Sometimes, if I close my eyes very tight, I can recall a short period of my life where Saturday mornings were a leisurely affair. There was no alarm that sounded: not from bedside clock, or dated cellphone, or upstairs crib. I would dreamily drift into the morning, allowing myself to wake up in my own.good.time. Aimlessly I would reach for my nightstand, grabbing the book I had left open the night before, and would proceed to lose myself in someone else’s adventure, pausing only to steal sleepy kisses with my Adam.
The morning hours would then slip by and we would talk of breakfast, and coffee.

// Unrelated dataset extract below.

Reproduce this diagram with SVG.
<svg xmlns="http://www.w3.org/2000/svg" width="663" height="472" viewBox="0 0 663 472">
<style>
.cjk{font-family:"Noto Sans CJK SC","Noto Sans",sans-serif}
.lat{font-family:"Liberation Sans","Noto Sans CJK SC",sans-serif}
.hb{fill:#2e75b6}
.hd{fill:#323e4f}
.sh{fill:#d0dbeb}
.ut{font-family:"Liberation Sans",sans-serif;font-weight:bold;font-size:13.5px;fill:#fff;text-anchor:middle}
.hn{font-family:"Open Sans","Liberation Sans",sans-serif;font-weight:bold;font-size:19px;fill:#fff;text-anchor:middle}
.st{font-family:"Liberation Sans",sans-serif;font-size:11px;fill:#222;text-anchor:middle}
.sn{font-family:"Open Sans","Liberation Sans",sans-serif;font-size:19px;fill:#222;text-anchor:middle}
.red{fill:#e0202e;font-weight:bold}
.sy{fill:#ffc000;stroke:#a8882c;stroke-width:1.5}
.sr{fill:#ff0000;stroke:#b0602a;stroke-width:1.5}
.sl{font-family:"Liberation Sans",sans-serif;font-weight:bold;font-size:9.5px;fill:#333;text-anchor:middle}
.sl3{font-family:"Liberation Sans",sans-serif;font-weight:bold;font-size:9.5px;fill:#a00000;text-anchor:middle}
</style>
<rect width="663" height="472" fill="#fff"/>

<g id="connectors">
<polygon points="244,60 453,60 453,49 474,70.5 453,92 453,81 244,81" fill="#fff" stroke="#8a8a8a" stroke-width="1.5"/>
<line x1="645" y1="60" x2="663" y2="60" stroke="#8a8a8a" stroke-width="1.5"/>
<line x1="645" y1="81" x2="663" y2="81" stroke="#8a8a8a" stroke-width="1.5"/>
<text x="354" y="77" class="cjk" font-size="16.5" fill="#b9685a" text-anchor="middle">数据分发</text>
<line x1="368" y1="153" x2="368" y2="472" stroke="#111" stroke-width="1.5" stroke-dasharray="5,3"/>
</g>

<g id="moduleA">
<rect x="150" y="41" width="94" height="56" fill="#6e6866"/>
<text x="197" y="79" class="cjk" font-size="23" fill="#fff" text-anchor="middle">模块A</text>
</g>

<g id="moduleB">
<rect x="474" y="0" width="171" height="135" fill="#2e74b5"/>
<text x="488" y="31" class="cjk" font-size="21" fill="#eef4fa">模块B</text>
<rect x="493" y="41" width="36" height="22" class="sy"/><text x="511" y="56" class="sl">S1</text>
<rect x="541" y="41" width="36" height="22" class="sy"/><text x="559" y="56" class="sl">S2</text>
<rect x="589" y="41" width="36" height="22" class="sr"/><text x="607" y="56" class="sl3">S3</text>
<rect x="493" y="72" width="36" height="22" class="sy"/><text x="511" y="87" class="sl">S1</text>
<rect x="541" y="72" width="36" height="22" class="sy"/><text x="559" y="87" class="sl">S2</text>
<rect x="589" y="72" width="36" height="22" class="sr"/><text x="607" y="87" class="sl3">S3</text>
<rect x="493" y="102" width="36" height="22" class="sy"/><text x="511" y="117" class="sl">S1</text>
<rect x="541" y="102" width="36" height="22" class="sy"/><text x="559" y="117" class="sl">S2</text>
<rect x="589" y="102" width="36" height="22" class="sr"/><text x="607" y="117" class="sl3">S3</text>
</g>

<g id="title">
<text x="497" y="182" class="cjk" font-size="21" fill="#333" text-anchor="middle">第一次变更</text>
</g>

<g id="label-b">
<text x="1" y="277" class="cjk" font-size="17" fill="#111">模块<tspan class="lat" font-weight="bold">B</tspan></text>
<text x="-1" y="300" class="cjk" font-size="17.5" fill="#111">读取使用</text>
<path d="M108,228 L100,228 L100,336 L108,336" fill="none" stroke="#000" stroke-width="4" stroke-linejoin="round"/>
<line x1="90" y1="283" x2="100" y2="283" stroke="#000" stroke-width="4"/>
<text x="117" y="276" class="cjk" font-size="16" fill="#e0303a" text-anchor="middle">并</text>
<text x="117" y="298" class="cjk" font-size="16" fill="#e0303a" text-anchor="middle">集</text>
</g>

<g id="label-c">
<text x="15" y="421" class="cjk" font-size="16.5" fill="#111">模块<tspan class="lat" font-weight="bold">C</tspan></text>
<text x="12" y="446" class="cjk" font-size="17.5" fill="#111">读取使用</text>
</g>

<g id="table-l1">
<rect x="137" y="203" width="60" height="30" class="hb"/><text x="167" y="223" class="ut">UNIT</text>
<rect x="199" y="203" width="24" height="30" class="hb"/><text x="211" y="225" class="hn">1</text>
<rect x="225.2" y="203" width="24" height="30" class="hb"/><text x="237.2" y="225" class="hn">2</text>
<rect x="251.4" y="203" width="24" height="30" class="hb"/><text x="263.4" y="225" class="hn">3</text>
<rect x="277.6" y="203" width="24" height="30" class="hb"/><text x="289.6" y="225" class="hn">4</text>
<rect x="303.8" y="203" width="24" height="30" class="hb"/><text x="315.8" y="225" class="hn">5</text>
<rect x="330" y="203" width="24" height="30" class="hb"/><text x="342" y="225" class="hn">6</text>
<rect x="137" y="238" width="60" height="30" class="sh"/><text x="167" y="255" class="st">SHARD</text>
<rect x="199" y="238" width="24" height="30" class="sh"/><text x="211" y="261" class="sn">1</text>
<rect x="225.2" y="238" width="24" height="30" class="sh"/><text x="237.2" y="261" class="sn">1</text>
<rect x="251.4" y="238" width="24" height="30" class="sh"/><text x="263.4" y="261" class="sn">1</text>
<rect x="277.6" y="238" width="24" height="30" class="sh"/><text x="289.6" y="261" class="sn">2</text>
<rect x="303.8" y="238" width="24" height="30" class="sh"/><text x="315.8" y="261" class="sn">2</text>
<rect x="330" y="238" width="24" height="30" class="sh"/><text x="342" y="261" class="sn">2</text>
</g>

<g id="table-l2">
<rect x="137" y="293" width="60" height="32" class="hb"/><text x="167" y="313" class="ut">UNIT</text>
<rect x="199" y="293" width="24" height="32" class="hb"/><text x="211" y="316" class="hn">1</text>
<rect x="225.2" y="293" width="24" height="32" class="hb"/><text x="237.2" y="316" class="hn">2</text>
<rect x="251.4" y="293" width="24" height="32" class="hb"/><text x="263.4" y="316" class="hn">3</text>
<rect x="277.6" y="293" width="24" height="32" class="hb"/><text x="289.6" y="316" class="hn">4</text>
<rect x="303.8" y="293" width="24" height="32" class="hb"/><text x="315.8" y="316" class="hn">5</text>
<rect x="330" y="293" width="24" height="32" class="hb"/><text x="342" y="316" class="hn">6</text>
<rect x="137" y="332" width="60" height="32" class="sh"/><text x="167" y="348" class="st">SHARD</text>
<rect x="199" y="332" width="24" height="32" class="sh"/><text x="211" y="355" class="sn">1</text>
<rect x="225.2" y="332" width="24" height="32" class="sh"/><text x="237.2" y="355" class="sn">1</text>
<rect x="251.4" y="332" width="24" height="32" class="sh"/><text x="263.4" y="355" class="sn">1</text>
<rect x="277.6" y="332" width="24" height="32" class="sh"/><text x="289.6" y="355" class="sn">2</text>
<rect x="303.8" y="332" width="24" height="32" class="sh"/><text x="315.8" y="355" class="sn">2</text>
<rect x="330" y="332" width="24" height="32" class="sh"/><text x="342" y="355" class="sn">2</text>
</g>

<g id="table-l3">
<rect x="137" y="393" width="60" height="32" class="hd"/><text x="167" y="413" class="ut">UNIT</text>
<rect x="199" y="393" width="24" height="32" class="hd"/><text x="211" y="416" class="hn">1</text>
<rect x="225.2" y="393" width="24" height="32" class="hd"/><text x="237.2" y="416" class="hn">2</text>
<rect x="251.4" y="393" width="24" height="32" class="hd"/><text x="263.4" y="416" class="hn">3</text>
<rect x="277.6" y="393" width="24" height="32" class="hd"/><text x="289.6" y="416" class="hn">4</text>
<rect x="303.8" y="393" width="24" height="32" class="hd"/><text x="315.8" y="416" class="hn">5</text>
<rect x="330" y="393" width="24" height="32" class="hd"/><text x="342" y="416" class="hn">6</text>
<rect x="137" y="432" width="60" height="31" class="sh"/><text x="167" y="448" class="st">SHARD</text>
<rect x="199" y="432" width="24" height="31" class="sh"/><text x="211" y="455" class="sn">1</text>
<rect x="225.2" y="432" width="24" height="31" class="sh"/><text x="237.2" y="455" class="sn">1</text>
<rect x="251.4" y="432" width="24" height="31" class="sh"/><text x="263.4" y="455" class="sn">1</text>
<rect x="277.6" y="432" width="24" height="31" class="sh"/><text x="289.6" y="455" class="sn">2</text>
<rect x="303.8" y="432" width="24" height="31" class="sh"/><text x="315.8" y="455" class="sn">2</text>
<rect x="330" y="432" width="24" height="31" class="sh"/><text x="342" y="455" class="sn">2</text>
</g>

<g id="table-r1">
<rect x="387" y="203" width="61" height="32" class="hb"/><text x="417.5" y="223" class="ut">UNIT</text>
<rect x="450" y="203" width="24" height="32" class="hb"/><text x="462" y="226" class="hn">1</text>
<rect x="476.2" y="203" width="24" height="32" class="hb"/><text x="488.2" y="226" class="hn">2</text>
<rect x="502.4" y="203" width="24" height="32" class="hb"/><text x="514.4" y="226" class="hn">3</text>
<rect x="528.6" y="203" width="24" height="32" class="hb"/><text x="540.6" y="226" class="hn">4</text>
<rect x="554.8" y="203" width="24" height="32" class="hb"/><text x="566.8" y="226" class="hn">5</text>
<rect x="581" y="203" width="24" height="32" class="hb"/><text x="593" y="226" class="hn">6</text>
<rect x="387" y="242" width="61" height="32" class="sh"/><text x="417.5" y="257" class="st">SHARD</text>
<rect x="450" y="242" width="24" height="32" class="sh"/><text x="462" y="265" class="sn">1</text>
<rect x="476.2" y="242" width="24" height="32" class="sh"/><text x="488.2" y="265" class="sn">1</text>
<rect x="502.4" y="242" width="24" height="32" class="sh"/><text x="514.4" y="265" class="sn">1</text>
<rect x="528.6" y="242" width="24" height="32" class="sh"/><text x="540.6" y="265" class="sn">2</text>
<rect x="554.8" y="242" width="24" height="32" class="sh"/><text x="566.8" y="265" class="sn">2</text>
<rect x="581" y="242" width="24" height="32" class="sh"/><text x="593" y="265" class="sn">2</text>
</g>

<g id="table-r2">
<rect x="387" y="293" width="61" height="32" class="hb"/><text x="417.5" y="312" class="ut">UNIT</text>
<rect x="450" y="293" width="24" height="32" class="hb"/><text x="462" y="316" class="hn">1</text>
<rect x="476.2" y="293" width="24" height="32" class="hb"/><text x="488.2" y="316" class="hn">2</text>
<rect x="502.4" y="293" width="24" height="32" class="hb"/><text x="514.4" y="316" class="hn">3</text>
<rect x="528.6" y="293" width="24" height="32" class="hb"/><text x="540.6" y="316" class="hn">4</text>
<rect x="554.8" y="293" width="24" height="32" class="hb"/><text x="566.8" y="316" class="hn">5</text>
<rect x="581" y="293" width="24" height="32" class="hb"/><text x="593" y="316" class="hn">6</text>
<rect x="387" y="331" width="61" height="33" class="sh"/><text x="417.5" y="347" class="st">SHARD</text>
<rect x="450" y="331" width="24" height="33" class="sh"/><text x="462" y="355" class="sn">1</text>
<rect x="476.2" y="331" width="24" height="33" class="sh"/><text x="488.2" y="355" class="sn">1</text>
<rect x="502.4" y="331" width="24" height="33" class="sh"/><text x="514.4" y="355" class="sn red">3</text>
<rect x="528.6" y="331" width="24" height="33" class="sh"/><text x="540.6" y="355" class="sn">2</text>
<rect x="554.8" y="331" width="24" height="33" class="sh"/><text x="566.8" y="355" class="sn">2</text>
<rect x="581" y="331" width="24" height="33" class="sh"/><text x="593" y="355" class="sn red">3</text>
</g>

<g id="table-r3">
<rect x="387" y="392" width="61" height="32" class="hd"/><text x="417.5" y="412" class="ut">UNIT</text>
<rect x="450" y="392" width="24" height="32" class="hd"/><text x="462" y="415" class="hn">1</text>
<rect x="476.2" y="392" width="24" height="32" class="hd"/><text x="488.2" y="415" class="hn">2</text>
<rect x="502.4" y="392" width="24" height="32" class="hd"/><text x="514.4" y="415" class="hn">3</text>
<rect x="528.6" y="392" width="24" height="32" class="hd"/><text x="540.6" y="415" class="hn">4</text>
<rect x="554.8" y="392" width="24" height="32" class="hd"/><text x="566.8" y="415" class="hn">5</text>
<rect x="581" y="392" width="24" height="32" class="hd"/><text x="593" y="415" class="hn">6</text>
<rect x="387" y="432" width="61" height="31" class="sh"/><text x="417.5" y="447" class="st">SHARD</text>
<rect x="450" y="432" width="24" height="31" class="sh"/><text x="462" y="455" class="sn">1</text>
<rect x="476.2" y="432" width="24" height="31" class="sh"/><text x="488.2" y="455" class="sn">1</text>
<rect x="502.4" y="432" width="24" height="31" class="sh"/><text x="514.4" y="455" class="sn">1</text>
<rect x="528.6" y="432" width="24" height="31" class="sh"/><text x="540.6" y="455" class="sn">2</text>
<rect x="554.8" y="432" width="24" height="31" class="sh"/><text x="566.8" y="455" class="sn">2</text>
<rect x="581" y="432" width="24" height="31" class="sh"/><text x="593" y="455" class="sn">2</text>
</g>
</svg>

Wandering down the street to a crowded cafe, we would indulge in something to fill our hungry bellies, something as simple and sweet as a muffin to take us to the afternoon. There, nestled together near a window, our respite seemed to stretch on for hours; our day seemed to be made just for young lovers to squander away.
But now it is getting late, and I must close this book of faded memories. My eyes will open tomorrow before the sun rises high; I will awaken to little voices that run from sleep and warm cozy covers, that resist hours spent quietly engaged. You will find me, then, shuffling to the kitchen with eyes half shut, quickly gulping leftover coffee and stumbling to the counter for this little treat, a simple muffin, to take me to the afternoon.
Banana Coffee Muffins with Cacao Nibs and Oatmeal
This recipe is adapted from the Blue Heron Coffeehouse. I have used both canola oil and olive oil in the recipe – and liked both. Olive oil will have a more distinct taste. Light brown sugar can be substituted for the dark. I have also made these without banana – but really preferred the flavor and texture that they brought to the muffin.
2 cups flour
1/2 cup rolled or quick oats
1 teaspoon baking soda
1 teaspoon baking powder
1/2 teaspoon salt
1/4 teaspoon grated nutmeg (optional)
3/4 cup buttermilk
1/2 cup strong coffee, cold
3/4 cup canola oil or olive oil
2 teaspoons vanilla
1/2 cup dark brown sugar
2 bananas, diced small
1/2 cup cacao nibs
sugar for sprinkling
Preheat oven to 350. Line muffin tins.
Combine flour, oats, baking powder, baking soda, salt and nutmeg [if using] in a large bowl. Whisk together, and make a well in the center. Combine buttermilk, coffee, oil, vanilla, sugar and eggs. Whisk wet ingredients together and pour over the dry ingredients. Mix wet ingredients together until almost mixed. Add bananas and cacao nibs, and finish mixing until just combined, being careful not to over mix.
Scoop batter into prepared pans, filling the muffin cup to the top. Sprinkle with sugar. Bake until muffin edges are golden brown and a toothpick inserted comes out with the tiniest bit of crumb, 16-20 minutes.